Life is beautiful. Wait. Let me do that again. Life is beautiful. On the good days.
It is, isn’t it? I mean, that’s what we’re told since we’re young. Life is amazing. A thousand times, a thousand different voices. It is what you make it. You get out of it what you put into it. Hard work pays off. On and on and on. Like a record player skipping on the same note again and again. Make it stop. But they’re right. Occasionally. But sometimes just sometimes, life is shit.
I don’t have the answers. I don’t even have all the questions. I do know a few things though. We all pretend from time to time. Everything is great, we say. Our job, relationships, life. But it’s not. It can’t be. We’re afraid of being real. Honest. Truthful. Have faith. It’s about the litle victories. The small hurdles overcome. A good day. Sometimes even a good hour. It’s about being truthful to ourselves. And better yet, being okay with that. Because it is okay. Flawed is good.
Nobody has the perfect job. Sure, everybody has great days but there are other days when…. Nobody has the best relationship, be it with their spouse or parents or children or friends. Times we feel forgotten or taken for granted. We all have our moments of fits. Days when we just want to hide or move away or get away. From everyone and everything. Let’s face it. Life is difficult. Hard and challenging and real. And there are no do-overs.

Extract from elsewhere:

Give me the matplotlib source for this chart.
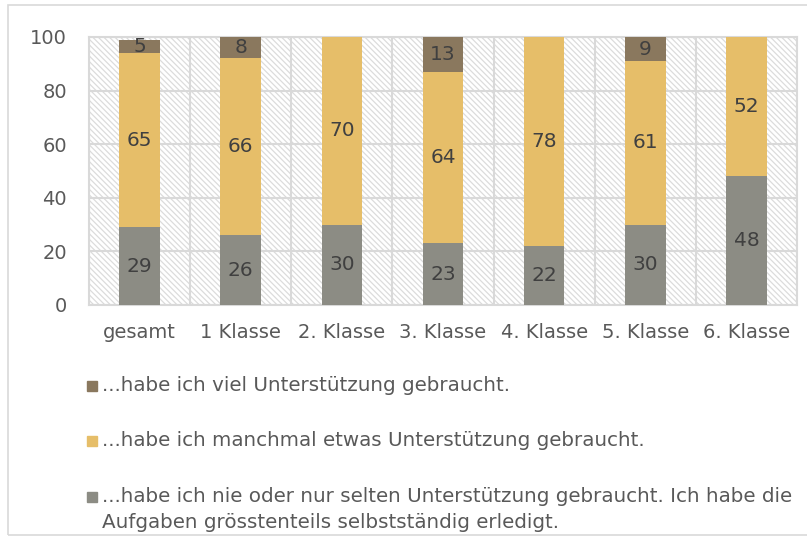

I notice it within. And all around me. People feel neglected. Kids acting up. Parents trying hard but feeling like it’s never enough. Thankless jobs. Overtime. Diet and weight loss and weight gain. Bills. Money. Health and illness. Pain and suffering. Divorce. Depression. Bad news. It’s all around us and will swallow us up if we want it. Allow it.
Let’s face, it’s not always fun. If life were easy we’d all be great at it. Presidents and world leaders and you name it. Pick your title, it’s yours. It doesn’t work that way. And that’s what makes it enjoyable. A challenge. To make strides and improve and do our best and hope that one day there’s a rainbow with our name on it. With my wife at my side, I’m looking for it. Searching far and wide. And deep inside. Small steps, good moments and enjoying the good things when we have them. In our grasp.
And it’s about recognizing the beautiful things all around us, when it’s around us. Not later, because later becomes never. Telling people we love them while we can. Finding more balance. Learning to say sorry, and accept apologies. And when life gets really hard, push back and try harder. And harder still.
There are plenty of years ahead of me, hopefully more than the number behind me. And I’ve had some wonderful triumphs. Major life victories. But it hasn’t always been great. There have been bumps along the way. Chances to turn back the clock. I wasn’t always a great son. I’m not the perfect husband. My friendships could have been stronger at times. I am not bulletproof. I carry a pocket full of failures as my witness. Regret has paid me a visit on more than a few occasions. But I pick myself back up and try, and then try harder. Because the alternative is giving up. And, no thanks.
So today, as I sit by my rain speckled window and reflect on a week since the loss of my job, I thank God for the place I’m in. I’ve made mistakes, but I’ve bounced back. I’ve lost battles, but the war rages on. And I’ve been heart-broken only to find the greatest love imaginable. And I’m okay with every single thing. My past. My present. The future.
I long for spring and the change it brings, both physical and psychological. My future is bright, only temporarily dimmed. And I move forward expecting to hit rough patches, cry a little along the way, dust myself off and keep going. And I make a point of enjoying the small things that come my way. The small stuff adds up.
Enjoy it. All the days I have left with my parents. Every single moment with my wife. Friendships, old and new and broken and repaired. And tomorrow. Whatever that brings. But for today, it includes this bowl of soup as I stare at the rain-soaked ground and am so thankful I’m still here for the bumpy ride. Life. It’s beautiful. Most days.
From me to you,
Sweet Potato, Lentils & Rice Soup
- 1 medium sweet potato, peeled and cut into 1″ cubes
- 1 large carrot, peeled and cut into thick slices
- 1 small onion, peeled and diced
- 1 tbsp. olive oil
- 1/2 cup red lentils
- 1/4 cup rice
- 4 cups vegetable stock
- 1 cup coconut milk
- 2 tsp. cinnamon
- 2 tsp. cumin
- 4 tbsp. grated Parmesan, garnish
- In a large saucepan, heat the oil over medium heat. Saute the onions with the cinnamon and cumin for five minutes, or until softened.
- Add the stock, sweet potatoes, carrots and lentils and cover and simmer until the sweet potato is tender, about 20 minutes.
- Stir in the coconut milk and rice and increase the heat to a medium-high, cover and cook until the rice is cooked through, about 25 minutes.
- Ladle into bowls and sprinkle Parmesan over top. Serves 4-6.